Tableau 2 : caractéristiques de différents couverts d’interculture

Les légumineuses ont aussi un effet Cipan
Du fait de leur installation plus lente et de leur système racinaire moins performant, leur capacité à réduire le stock d’azote minéral du sol en entrée d’hiver, bien que non nulle, est plus faible que celle d’une crucifère ou une graminée. En revanche, les légumineuses, par leur capacité à fixer l’azote de l’air, présentent un atout lorsqu’il s’agit de fournir de l’azote minéral à la culture qui suit. Aussi, ces espèces peuvent s’envisager en mélange avec une non-légumineuse de manière à obtenir un double effet : Cipan en automne hiver et « engrais vert » au printemps suivant.

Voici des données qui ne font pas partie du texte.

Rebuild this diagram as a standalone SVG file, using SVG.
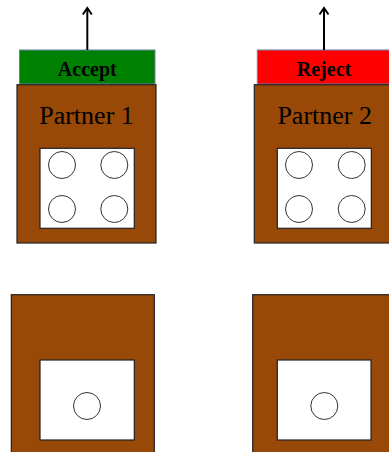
<svg xmlns="http://www.w3.org/2000/svg" width="389" height="452" viewBox="0 0 389 452">
<defs>
<style>
.partner{fill:#984807;stroke:#222;stroke-width:1.2}
.tray{fill:#fff;stroke:#222;stroke-width:1.2}
.slot{fill:#fff;stroke:#333;stroke-width:1}
.btn{stroke:#6C7FB0;stroke-width:1}
.btxt{font-family:"Liberation Serif",serif;font-weight:bold;font-size:20px;text-anchor:middle;fill:#000}
.ptxt{font-family:"Liberation Serif",serif;font-size:26px;text-anchor:middle;fill:#000}
.arrow{stroke:#000;stroke-width:2;fill:none}
</style>
<marker id="ah" markerWidth="12" markerHeight="12" refX="9" refY="6" orient="auto" markerUnits="userSpaceOnUse" viewBox="0 0 12 12">
<polyline points="2.5,1.5 9,6 2.5,10.5" fill="none" stroke="#000" stroke-width="2"/>
</marker>
</defs>
<g id="partner1">
<rect class="btn" x="19.5" y="50" width="135.5" height="34" fill="#008000"/>
<text class="btxt" x="87.3" y="76">Accept</text>
<rect class="partner" x="17" y="84.7" width="139" height="158.3"/>
<text class="ptxt" x="86.5" y="124">Partner 1</text>
<rect class="tray" x="40" y="148.3" width="94.3" height="80"/>
<circle class="slot" cx="62" cy="165" r="13.5"/>
<circle class="slot" cx="114.3" cy="165" r="13.5"/>
<circle class="slot" cx="62" cy="209" r="13.5"/>
<circle class="slot" cx="114.3" cy="209" r="13.5"/>
</g>
<g id="partner2">
<rect class="btn" x="257.3" y="50" width="136" height="34" fill="#FF0000"/>
<text class="btxt" x="324" y="76">Reject</text>
<rect class="partner" x="254.3" y="84.7" width="139" height="158.3"/>
<text class="ptxt" x="324.7" y="124">Partner 2</text>
<rect class="tray" x="277.3" y="148.3" width="94" height="80"/>
<circle class="slot" cx="299" cy="165" r="13.5"/>
<circle class="slot" cx="351.7" cy="165" r="13.5"/>
<circle class="slot" cx="299" cy="209" r="13.5"/>
<circle class="slot" cx="351.7" cy="209" r="13.5"/>
</g>
<g id="partner3">
<rect class="partner" x="11.3" y="294.7" width="143" height="162"/>
<rect class="tray" x="40" y="360" width="94.3" height="80"/>
<circle class="slot" cx="87" cy="406" r="13.5"/>
</g>
<g id="partner4">
<rect class="partner" x="252.7" y="294.7" width="143" height="162"/>
<rect class="tray" x="277.3" y="360" width="93.7" height="80"/>
<circle class="slot" cx="324.3" cy="406" r="13.5"/>
</g>
<g id="connectors">
<line class="arrow" x1="87.3" y1="50" x2="87.3" y2="8" marker-end="url(#ah)"/>
<line class="arrow" x1="324" y1="50" x2="324" y2="8" marker-end="url(#ah)"/>
</g>
</svg>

Les légumineuses pures sont quant à elles à réserver aux situations à faible risque de lessivage.

Les repousses ont aussi un bon effet Cipan (figure 4)
… A condition d’avoir une installation homogène et précoce des repousses sur la parcelle. Dans le cas de céréales à paille, la moissonneuse doit être équipée d’un répartiteur de menues pailles (1 q de grain bien réparti suffit à assurer un couvert homogène). Un déchaumage le plus superficiel possible combiné à un roulage à la fin août permettra d’assurer la levée du couvert de repousses ainsi « semé ».